The model’s accuracy and other metrics on the test set give an indication of its real-world performance. For tree-based models like Random Forest or GBM, we can examine feature importances.

This helps understand which technical indicators were most influential in the model’s predictions. Momentum indicators like RSI and MOM often show high importance.

9. Backtesting the Trading Strategy (Simplified)

Backtesting simulates how the strategy would have performed on historical data. We’ll create a simple backtest:

Calculate daily market returns.
Calculate strategy returns by multiplying market returns by the predicted signal from the previous day (since we trade on the next bar after a signal). A 1 means hold (or buy if not holding), a 0 means be out of the market (or sell if holding). This is a long-only interpretation for simplicity.

if best_model_btc and not X_test.empty and 'y_pred_test' in locals() and not y_test.empty:
    backtest_df = pd.DataFrame(index=X_test.index)
    if 'Close' in dataset.columns and 'signal' in dataset.columns and X_test.index.isin(dataset.index).all():
        backtest_df['Market_Returns'] = dataset.loc[X_test.index, 'Close'].pct_change()
        backtest_df['Predicted_Signal'] = y_pred_test
        backtest_df['Strategy_Returns'] = backtest_df['Market_Returns'] * backtest_df['Predicted_Signal'].shift(1)
        backtest_df['Actual_MAVG_Signal_Returns'] = backtest_df['Market_Returns'] * dataset.loc[X_test.index, 'signal'].shift(1)
        backtest_df.dropna(inplace=True)

        if not backtest_df.empty:
            backtest_df['Cumulative_Market_Returns'] = (1 + backtest_df['Market_Returns']).cumprod() - 1
            backtest_df['Cumulative_Strategy_Returns'] = (1 + backtest_df['Strategy_Returns']).cumprod() - 1
            backtest_df['Cumulative_Actual_MAVG_Signal_Returns'] = (1 + backtest_df['Actual_MAVG_Signal_Returns']).cumprod() - 1
            print("\nBacktesting Results (Last 5 days):\n", backtest_df.tail())
            plt.figure(figsize=(14, 7))
            backtest_df['Cumulative_Market_Returns'].plot(label='Market (Buy & Hold BTC)', color='gray', linestyle='--')
            backtest_df['Cumulative_Strategy_Returns'].plot(label='ML Strategy Returns', color='blue')
            backtest_df['Cumulative_Actual_MAVG_Signal_Returns'].plot(label='Original MAVG Signal Returns', color='orange')
            plt.title('Cumulative Returns Comparison')
            plt.ylabel('Cumulative Returns')
            plt.legend()
            plt.tight_layout()
            # plt.savefig('bitcoin_backtest_returns.png')
            print("\nSaved backtesting returns plot to bitcoin_backtest_returns.png")
            # plt.close()
        else:
            print("\nBacktest DataFrame is empty after processing; cannot plot returns.")
    else:
        print("\nCould not perform backtesting: 'Close' or 'signal' column missing or index mismatch.")
else:
    print("\nSkipping backtesting as no model was finalized or test/prediction data is unavailable.")

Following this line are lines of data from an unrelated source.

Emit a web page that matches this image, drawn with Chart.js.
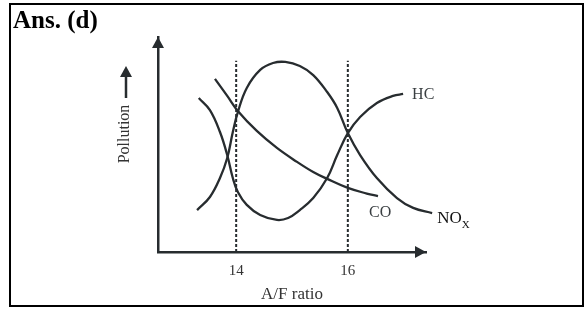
<!DOCTYPE html>
<html>
<head>
<meta charset="utf-8">
<script src="https://cdn.jsdelivr.net/npm/chart.js@4.4.0/dist/chart.umd.min.js"></script>
<style>
  html, body { margin: 0; padding: 0; background: #fff; }
  #wrap { position: relative; width: 587px; height: 310px; }
  #c { position: absolute; left: 0; top: 0; }
  #frame { position: absolute; left: 9px; top: 3px; width: 571px; height: 300px; border: 2px solid #000; pointer-events: none; }
  #ans { position: absolute; left: 13px; top: 6px; font: bold 25px "Liberation Serif", "Times New Roman", serif; color: #000; line-height: 1.1; }
</style>
</head>
<body>
<div id="wrap">
  <canvas id="c" width="587" height="310"></canvas>
  <div id="frame"></div>
  <div id="ans">Ans. (d)</div>
</div>
<script>
// A/F ratio tick labels shown
const tickValues = [14, 16];
const dashedAt = [14, 16];
const dashedTop = 89;

// HC curve
const hcX = [13.33, 13.53, 13.71, 13.84, 13.94, 14.03, 14.19, 14.43, 14.73, 14.93, 15.14, 15.38, 15.63, 15.81, 16.0, 16.22, 16.52, 16.81, 16.99];
const hcY = [71.6, 66.0, 55.8, 45.1, 34.4, 27.9, 21.9, 17.2, 14.9, 15.8, 19.5, 25.1, 34.4, 45.1, 55.3, 62.8, 69.3, 72.6, 73.5];

// NOx curve
const noxX = [13.30, 13.53, 13.71, 13.84, 13.94, 14.03, 14.19, 14.43, 14.66, 14.88, 15.14, 15.38, 15.63, 15.81, 16.0, 16.22, 16.52, 16.88, 17.17, 17.51];
const noxY = [19.5, 25.6, 34.4, 43.7, 55.8, 65.1, 76.3, 84.7, 87.9, 88.4, 86.5, 82.3, 74.4, 67.0, 55.3, 45.1, 34.4, 25.1, 20.5, 18.1];

// CO curve
const coX = [13.62, 13.84, 14.03, 14.37, 14.73, 15.09, 15.38, 15.63, 16.0, 16.34, 16.54];
const coY = [80.5, 72.6, 65.6, 56.3, 48.4, 41.9, 37.2, 34.0, 29.8, 27.2, 26.0];

const INK = '#272c2f';
const SERIF = '"Liberation Serif", "Times New Roman", serif';

const pts = (xs, ys) => xs.map((x, i) => ({ x: x, y: ys[i] }));

function curve(label, xs, ys) {
  return {
    label: label,
    data: pts(xs, ys),
    showLine: true,
    borderColor: INK,
    borderWidth: 2.3,
    pointRadius: 0,
    tension: 0.4,
    clip: false,
    fill: false
  };
}

const datasets = [
  curve('HC', hcX, hcY),
  curve('NOx', noxX, noxY),
  curve('CO', coX, coY)
];
dashedAt.forEach(v => datasets.push({
  label: 'A/F ' + v,
  data: [{ x: v, y: 0 }, { x: v, y: dashedTop }],
  showLine: true,
  borderColor: INK,
  borderWidth: 2,
  borderDash: [3, 2],
  pointRadius: 0,
  clip: false
}));

const decor = {
  id: 'decor',
  afterDraw(chart) {
    const ctx = chart.ctx;
    const xs = chart.scales.x, ys = chart.scales.y;
    const ca = chart.chartArea;
    ctx.save();
    ctx.fillStyle = INK;
    // y axis arrow head
    ctx.beginPath();
    ctx.moveTo(ca.left, ca.top);
    ctx.lineTo(ca.left - 6, ca.top + 11);
    ctx.lineTo(ca.left + 6, ca.top + 11);
    ctx.closePath();
    ctx.fill();
    // x axis arrow head
    ctx.beginPath();
    ctx.moveTo(ca.right, ca.bottom);
    ctx.lineTo(ca.right - 11, ca.bottom - 6);
    ctx.lineTo(ca.right - 11, ca.bottom + 6);
    ctx.closePath();
    ctx.fill();

    // Pollution label with arrow
    const px = ca.left - 33;
    ctx.save();
    ctx.translate(px, 134);
    ctx.rotate(-Math.PI / 2);
    ctx.fillStyle = '#333';
    ctx.font = '16px ' + SERIF;
    ctx.textAlign = 'center';
    ctx.textBaseline = 'middle';
    ctx.fillText('Pollution', 0, 0);
    ctx.restore();
    ctx.strokeStyle = INK;
    ctx.lineWidth = 2.5;
    ctx.beginPath();
    ctx.moveTo(px + 1, 98);
    ctx.lineTo(px + 1, 76);
    ctx.stroke();
    ctx.beginPath();
    ctx.moveTo(px + 1, 66);
    ctx.lineTo(px - 5, 77);
    ctx.lineTo(px + 7, 77);
    ctx.closePath();
    ctx.fill();

    // curve labels
    const end = (xsArr, ysArr) => ({
      x: xs.getPixelForValue(xsArr[xsArr.length - 1]),
      y: ys.getPixelForValue(ysArr[ysArr.length - 1])
    });
    ctx.textBaseline = 'middle';
    ctx.textAlign = 'left';
    ctx.font = '16px ' + SERIF;
    ctx.fillStyle = '#3a3f42';
    const h = end(hcX, hcY);
    ctx.fillText('HC', h.x + 9, h.y + 1);
    const c = end(coX, coY);
    ctx.fillText('CO', c.x - 9, c.y + 17);
    const n = end(noxX, noxY);
    ctx.fillStyle = '#111';
    ctx.font = '17px ' + SERIF;
    ctx.fillText('NO', n.x + 5, n.y + 5);
    const w = ctx.measureText('NO').width;
    ctx.font = '11px ' + SERIF;
    ctx.fillText('X', n.x + 5 + w, n.y + 12);
    ctx.restore();
  }
};

new Chart(document.getElementById('c'), {
  type: 'scatter',
  data: { datasets: datasets },
  options: {
    responsive: false,
    animation: false,
    devicePixelRatio: 1,
    layout: { padding: { left: 158, right: 161, top: 37, bottom: 0 } },
    plugins: { legend: { display: false }, tooltip: { enabled: false } },
    scales: {
      x: {
        type: 'linear',
        min: 12.6,
        max: 17.4,
        afterBuildTicks: s => { s.ticks = tickValues.map(v => ({ value: v })); },
        afterFit: s => { s.height = 58; },
        grid: { display: false, drawTicks: false },
        border: { display: true, color: INK, width: 2.5 },
        ticks: { color: '#333', font: { family: SERIF, size: 15 }, padding: 10, maxRotation: 0, autoSkip: false },
        title: { display: true, text: 'A/F ratio', color: '#333', font: { family: SERIF, size: 17 }, padding: { top: 0, bottom: 5 } }
      },
      y: {
        type: 'linear',
        min: 0,
        max: 100,
        afterFit: s => { s.width = 0; },
        grid: { display: false, drawTicks: false },
        border: { display: true, color: INK, width: 2.5 },
        ticks: { display: false }
      }
    }
  },
  plugins: [decor]
});
</script>
</body>
</html>
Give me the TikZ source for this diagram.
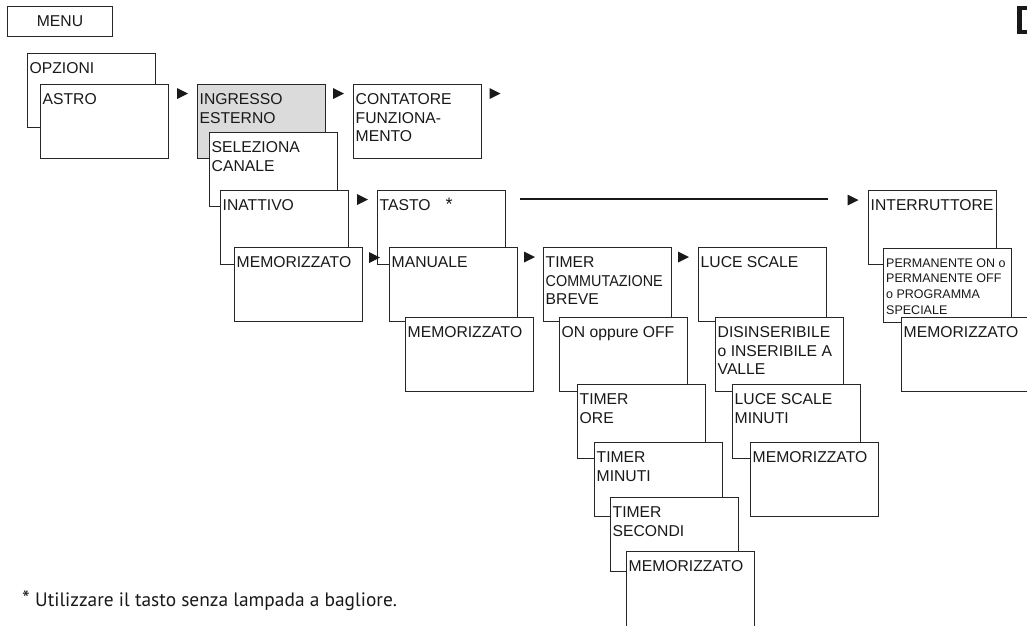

print("\n--- Tutorial: Algorithmic Bitcoin Trading Strategy Finished ---")

The plot comparing cumulative returns helps assess if the machine learning strategy added value over a simple buy-and-hold or the original MAVG crossover rule.

10. Conclusion and Next Steps

This tutorial demonstrated a complete workflow for building a Bitcoin trading strategy using machine learning classification. We covered:

Defining the problem as a classification task.
Fetching real market data using yfinance.
Extensive feature engineering using technical indicators.
Training, tuning, and evaluating various classification models.
Assessing feature importance.
Performing a simplified backtest.

The results of such a strategy can vary greatly depending on the chosen period, features, model, and market conditions. Key takeaways include the importance of robust feature engineering and careful model evaluation.

Further improvements and considerations could include:

More sophisticated feature engineering (e.g., volatility measures, order book data if available).
Different ways to define the target variable (e.g., predicting price change magnitude, multi-class signals like buy/sell/hold).
Advanced backtesting with considerations for transaction costs, slippage, and risk management.
Time series cross-validation techniques.
Exploring more complex models like LSTMs or other deep learning architectures, though they require more data and computational resources.

This framework provides a solid foundation for developing and testing algorithmic trading strategies based on machine learning.